:: Entries shown ::

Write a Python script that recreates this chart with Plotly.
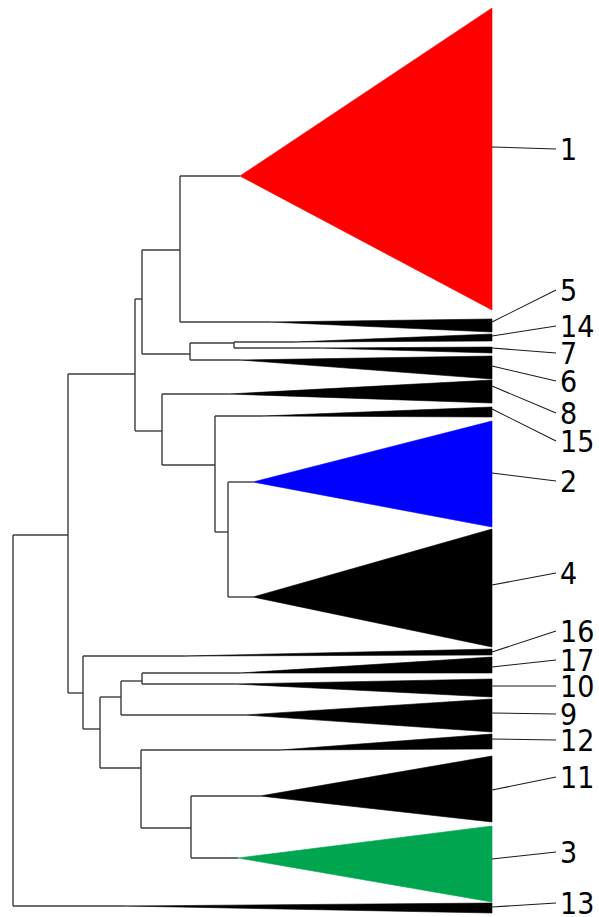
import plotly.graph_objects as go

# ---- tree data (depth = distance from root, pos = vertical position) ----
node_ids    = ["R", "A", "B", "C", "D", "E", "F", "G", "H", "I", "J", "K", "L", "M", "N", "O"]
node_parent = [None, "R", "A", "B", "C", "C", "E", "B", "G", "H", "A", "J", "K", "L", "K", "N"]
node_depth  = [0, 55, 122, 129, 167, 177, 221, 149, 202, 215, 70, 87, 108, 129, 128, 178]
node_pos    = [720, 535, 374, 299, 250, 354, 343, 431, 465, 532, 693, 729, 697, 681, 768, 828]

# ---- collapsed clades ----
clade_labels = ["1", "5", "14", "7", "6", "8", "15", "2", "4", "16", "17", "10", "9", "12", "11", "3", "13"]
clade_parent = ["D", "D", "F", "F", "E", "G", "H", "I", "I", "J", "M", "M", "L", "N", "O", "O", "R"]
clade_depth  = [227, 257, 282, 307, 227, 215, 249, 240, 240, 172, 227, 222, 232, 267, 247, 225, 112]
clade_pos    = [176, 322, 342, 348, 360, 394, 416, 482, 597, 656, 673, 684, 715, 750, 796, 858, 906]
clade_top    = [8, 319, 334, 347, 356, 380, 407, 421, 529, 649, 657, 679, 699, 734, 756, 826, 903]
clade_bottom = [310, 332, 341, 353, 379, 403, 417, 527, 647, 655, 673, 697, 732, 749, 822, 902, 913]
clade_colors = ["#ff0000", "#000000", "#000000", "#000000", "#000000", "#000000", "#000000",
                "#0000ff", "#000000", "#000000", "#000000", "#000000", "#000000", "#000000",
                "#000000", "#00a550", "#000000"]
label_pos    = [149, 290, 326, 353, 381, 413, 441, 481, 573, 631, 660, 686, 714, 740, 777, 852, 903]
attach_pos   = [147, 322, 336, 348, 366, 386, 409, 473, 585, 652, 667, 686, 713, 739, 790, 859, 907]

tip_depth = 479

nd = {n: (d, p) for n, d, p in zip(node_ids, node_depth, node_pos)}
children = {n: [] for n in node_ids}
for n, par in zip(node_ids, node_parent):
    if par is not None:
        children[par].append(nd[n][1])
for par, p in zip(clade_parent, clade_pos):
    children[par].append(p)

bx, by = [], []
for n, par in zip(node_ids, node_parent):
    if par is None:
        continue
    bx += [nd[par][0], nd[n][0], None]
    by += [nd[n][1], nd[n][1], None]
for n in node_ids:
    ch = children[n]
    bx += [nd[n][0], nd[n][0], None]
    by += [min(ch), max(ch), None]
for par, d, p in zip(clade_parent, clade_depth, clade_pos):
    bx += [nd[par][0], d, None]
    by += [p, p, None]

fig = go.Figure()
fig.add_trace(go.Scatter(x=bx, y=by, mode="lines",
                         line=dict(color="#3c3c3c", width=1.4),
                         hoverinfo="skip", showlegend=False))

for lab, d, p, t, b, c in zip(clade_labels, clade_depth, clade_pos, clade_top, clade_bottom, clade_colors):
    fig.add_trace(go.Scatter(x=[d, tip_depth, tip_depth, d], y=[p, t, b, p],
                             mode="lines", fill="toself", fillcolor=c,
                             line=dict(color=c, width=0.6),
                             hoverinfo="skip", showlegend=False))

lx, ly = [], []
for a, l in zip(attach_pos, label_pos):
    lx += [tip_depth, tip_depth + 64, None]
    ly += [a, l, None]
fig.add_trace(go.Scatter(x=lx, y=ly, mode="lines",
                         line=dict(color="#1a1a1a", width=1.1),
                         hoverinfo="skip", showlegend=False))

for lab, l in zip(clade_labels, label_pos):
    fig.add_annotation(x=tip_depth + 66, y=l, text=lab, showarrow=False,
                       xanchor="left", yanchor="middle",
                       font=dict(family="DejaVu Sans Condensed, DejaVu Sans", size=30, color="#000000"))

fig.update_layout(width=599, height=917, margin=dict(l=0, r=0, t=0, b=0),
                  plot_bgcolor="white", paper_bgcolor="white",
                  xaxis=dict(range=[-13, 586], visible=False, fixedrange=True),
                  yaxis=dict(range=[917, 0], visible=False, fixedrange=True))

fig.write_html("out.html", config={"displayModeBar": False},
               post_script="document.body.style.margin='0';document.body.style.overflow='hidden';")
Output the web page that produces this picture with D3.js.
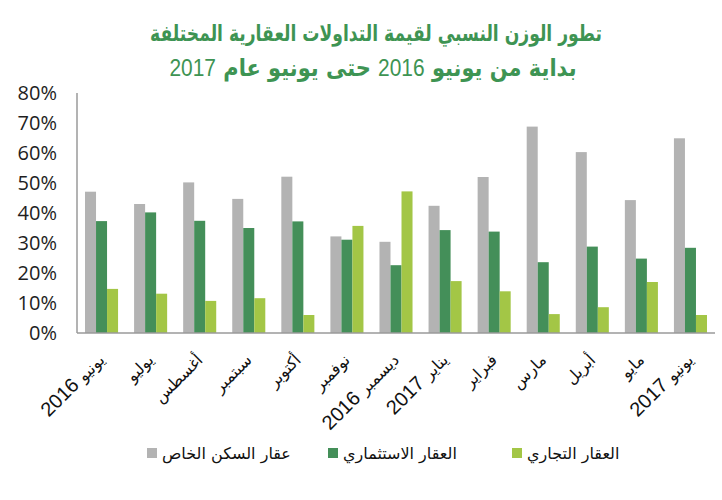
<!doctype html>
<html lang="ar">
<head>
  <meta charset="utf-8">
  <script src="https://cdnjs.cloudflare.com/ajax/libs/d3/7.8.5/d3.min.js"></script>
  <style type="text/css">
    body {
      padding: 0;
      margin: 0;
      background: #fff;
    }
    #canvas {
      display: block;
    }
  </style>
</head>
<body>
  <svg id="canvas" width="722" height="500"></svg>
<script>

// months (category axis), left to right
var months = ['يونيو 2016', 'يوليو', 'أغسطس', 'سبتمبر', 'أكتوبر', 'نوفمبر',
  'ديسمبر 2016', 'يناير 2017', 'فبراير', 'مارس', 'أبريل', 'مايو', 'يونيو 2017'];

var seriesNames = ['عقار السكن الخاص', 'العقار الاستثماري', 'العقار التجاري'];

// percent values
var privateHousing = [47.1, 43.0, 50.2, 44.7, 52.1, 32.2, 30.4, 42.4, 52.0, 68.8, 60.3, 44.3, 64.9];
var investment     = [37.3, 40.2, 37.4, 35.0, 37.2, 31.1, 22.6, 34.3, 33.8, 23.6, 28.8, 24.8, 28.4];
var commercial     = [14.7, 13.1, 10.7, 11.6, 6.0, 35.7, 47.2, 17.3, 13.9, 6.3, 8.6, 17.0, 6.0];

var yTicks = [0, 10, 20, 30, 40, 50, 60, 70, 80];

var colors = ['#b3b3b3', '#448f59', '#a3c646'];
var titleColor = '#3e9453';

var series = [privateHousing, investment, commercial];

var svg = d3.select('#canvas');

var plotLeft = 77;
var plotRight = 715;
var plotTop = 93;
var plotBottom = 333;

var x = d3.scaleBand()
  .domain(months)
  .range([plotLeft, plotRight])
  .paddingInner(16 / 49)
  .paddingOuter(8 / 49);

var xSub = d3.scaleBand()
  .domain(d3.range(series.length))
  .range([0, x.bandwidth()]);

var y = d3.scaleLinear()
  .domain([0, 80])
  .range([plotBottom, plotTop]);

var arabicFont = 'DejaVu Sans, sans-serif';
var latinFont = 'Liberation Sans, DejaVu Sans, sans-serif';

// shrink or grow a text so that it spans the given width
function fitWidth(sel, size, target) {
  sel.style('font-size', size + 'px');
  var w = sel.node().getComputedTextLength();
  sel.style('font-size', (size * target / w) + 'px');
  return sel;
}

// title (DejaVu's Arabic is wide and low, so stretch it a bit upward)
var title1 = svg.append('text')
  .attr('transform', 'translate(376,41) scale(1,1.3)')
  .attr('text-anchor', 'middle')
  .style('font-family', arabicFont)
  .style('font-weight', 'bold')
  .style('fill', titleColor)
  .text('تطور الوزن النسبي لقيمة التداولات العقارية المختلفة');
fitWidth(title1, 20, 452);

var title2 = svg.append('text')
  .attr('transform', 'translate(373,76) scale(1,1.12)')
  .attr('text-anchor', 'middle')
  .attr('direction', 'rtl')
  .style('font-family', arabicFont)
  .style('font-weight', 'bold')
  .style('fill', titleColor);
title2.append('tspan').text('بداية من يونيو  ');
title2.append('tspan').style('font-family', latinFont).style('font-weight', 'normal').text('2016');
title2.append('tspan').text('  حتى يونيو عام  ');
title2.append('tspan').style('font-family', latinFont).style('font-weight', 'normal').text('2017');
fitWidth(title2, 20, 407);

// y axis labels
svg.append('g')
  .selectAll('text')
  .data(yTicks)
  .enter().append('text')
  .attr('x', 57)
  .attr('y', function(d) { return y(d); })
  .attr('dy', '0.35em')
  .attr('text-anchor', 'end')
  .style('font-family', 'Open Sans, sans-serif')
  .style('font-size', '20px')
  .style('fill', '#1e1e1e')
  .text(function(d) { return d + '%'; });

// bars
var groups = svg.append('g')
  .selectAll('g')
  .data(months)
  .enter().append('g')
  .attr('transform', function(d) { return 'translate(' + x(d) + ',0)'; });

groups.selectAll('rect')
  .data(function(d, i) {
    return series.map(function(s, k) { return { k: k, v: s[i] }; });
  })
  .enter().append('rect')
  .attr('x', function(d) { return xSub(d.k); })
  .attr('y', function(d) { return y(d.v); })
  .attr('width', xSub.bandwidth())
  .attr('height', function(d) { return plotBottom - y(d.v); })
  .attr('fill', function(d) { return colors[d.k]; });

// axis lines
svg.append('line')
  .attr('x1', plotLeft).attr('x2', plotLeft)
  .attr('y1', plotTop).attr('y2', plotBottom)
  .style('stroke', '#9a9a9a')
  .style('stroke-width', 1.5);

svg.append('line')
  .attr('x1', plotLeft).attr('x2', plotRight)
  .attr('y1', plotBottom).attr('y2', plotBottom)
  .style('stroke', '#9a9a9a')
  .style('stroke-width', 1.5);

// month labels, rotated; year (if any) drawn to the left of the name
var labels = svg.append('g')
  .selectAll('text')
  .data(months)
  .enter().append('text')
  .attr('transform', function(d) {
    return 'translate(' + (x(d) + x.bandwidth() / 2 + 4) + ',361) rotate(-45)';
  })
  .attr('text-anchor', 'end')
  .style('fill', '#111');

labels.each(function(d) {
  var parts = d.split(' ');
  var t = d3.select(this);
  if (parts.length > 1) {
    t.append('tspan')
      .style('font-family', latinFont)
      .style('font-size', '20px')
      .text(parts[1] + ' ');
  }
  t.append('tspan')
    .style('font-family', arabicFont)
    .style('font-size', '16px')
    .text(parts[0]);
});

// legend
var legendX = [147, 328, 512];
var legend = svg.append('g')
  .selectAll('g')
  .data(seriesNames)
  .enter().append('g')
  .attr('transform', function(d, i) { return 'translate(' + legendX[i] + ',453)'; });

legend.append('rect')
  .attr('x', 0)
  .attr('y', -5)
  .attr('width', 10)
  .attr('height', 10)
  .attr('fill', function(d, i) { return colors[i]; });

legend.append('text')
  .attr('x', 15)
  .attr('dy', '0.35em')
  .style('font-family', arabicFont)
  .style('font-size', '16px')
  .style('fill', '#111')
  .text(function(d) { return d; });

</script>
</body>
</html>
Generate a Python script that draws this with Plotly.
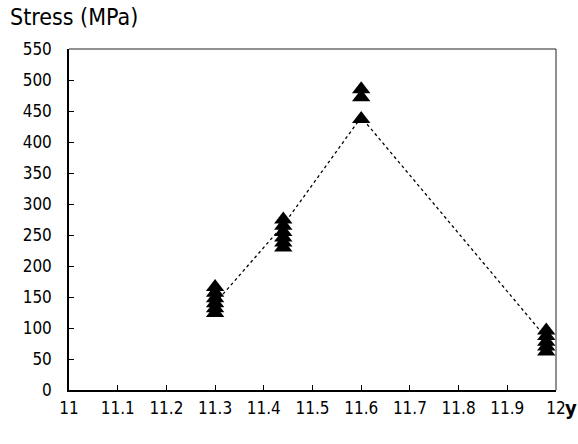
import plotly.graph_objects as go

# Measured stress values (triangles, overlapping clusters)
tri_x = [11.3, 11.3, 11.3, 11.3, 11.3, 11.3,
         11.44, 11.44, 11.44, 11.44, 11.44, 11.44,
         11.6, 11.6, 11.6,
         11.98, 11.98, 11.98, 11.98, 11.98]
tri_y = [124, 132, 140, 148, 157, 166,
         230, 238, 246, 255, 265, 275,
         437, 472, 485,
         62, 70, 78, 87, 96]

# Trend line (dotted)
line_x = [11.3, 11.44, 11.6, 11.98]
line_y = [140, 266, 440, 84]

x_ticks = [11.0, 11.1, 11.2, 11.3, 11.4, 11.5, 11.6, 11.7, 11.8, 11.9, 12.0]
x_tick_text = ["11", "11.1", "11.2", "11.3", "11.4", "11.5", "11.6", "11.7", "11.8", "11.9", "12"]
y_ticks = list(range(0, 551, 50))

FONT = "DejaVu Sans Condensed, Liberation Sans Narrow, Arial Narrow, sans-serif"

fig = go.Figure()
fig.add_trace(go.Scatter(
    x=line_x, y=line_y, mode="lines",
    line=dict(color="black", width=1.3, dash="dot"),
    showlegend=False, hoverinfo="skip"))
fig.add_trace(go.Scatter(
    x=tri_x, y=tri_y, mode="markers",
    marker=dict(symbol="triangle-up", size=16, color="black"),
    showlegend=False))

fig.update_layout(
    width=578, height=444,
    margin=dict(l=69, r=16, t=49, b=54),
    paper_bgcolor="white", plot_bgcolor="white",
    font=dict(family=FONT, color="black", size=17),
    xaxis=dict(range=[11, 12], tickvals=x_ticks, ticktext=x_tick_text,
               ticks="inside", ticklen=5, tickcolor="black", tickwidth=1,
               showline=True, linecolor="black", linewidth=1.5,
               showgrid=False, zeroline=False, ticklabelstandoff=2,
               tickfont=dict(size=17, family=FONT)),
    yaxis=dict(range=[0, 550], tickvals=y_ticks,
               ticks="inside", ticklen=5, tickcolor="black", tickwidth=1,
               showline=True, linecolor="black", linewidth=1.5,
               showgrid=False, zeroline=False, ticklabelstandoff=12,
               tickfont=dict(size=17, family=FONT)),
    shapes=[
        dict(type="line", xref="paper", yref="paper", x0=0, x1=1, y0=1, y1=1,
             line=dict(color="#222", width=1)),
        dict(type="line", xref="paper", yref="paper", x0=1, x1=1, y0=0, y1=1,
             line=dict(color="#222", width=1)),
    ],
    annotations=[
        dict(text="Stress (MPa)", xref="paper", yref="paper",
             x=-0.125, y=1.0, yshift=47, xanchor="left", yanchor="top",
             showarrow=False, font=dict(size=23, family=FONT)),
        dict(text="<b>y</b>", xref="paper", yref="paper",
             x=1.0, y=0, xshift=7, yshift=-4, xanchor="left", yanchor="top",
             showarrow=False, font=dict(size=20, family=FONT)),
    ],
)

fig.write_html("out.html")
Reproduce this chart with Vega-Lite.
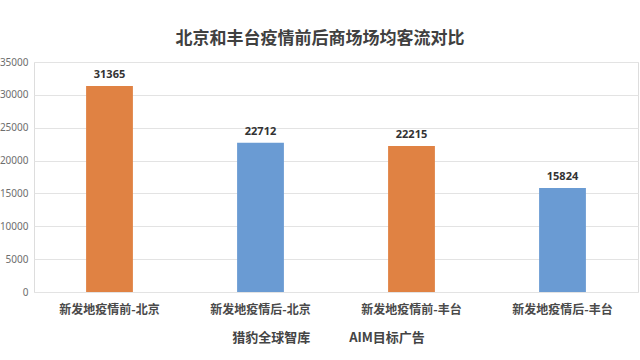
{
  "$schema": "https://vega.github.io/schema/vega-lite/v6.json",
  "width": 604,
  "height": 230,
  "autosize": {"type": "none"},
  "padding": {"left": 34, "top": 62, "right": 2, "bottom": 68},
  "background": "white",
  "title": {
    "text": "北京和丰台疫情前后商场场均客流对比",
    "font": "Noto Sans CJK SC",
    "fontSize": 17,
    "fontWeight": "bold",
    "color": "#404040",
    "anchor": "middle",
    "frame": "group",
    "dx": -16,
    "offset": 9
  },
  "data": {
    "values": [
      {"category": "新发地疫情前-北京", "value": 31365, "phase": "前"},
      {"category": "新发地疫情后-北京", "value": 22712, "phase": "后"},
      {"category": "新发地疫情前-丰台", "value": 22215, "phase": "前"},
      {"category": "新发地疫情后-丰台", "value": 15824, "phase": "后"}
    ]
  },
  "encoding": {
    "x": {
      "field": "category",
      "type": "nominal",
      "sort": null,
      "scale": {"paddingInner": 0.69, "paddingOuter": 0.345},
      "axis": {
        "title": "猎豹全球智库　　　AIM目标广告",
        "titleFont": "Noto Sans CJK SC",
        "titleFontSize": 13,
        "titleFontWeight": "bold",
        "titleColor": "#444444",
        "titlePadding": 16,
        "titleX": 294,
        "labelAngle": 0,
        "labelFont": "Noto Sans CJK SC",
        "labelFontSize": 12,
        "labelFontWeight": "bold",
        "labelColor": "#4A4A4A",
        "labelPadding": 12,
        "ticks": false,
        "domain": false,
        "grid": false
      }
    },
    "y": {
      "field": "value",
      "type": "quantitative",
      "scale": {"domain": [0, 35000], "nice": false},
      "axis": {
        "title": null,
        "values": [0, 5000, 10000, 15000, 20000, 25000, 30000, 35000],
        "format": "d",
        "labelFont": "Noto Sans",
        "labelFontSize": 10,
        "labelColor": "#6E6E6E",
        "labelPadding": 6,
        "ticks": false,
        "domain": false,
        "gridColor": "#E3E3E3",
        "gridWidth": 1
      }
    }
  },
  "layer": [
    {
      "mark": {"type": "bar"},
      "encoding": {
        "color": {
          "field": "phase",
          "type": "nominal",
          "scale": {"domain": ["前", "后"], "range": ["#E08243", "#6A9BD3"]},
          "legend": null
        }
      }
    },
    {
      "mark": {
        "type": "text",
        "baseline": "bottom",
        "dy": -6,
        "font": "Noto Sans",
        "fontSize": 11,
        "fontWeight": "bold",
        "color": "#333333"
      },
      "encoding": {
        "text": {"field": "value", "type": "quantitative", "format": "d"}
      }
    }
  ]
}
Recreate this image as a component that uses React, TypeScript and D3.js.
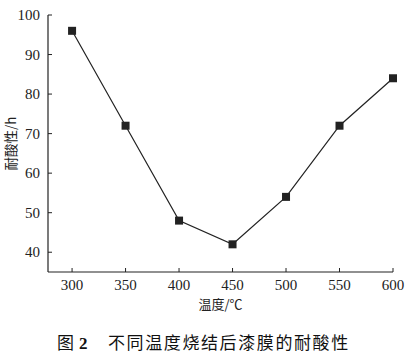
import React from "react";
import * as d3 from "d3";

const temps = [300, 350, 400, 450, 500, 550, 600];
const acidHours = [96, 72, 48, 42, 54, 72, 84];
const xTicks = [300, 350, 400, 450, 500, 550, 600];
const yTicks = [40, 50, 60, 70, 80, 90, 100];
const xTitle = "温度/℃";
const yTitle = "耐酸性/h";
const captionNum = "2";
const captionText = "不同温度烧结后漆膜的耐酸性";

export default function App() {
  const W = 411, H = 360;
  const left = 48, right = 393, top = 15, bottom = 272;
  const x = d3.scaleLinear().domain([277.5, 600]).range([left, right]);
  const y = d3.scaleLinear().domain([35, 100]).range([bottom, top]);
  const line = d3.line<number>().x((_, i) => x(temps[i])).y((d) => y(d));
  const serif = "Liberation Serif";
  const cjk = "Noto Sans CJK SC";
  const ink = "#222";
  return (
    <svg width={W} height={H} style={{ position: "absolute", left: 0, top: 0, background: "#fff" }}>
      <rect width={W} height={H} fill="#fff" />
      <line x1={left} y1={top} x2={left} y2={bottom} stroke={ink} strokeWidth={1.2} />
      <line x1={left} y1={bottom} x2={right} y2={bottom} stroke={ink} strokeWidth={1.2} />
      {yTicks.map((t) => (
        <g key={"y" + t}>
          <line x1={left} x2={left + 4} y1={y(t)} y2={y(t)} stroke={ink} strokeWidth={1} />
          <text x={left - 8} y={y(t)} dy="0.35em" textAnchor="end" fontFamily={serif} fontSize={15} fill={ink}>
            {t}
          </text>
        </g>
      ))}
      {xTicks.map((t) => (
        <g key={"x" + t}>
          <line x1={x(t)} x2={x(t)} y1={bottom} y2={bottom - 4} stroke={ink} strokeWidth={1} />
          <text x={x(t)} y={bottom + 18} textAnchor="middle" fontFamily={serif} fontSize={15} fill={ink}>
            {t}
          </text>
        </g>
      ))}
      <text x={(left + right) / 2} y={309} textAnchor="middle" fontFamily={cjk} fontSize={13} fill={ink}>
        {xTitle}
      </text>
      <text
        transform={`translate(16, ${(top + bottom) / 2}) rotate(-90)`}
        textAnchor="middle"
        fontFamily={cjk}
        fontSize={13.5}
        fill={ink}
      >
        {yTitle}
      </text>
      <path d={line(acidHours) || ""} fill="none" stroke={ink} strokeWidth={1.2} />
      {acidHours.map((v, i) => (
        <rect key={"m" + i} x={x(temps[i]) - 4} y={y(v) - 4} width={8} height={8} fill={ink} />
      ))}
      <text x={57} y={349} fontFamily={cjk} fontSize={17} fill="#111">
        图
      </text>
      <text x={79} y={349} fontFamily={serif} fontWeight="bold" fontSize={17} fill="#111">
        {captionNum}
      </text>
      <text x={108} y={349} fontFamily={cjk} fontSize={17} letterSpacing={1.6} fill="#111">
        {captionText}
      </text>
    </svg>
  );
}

:::

> Directions: From the line that has "Generate a Python" through the line that has "line_y = [140, 266, 440, 84]", reproduce each line exactly as it stands and nothing else; do not include any pictures.

> Result for this exercise:
Generate a Python script that draws this with Plotly.
import plotly.graph_objects as go

# Measured stress values (triangles, overlapping clusters)
tri_x = [11.3, 11.3, 11.3, 11.3, 11.3, 11.3,
         11.44, 11.44, 11.44, 11.44, 11.44, 11.44,
         11.6, 11.6, 11.6,
         11.98, 11.98, 11.98, 11.98, 11.98]
tri_y = [124, 132, 140, 148, 157, 166,
         230, 238, 246, 255, 265, 275,
         437, 472, 485,
         62, 70, 78, 87, 96]

# Trend line (dotted)
line_x = [11.3, 11.44, 11.6, 11.98]
line_y = [140, 266, 440, 84]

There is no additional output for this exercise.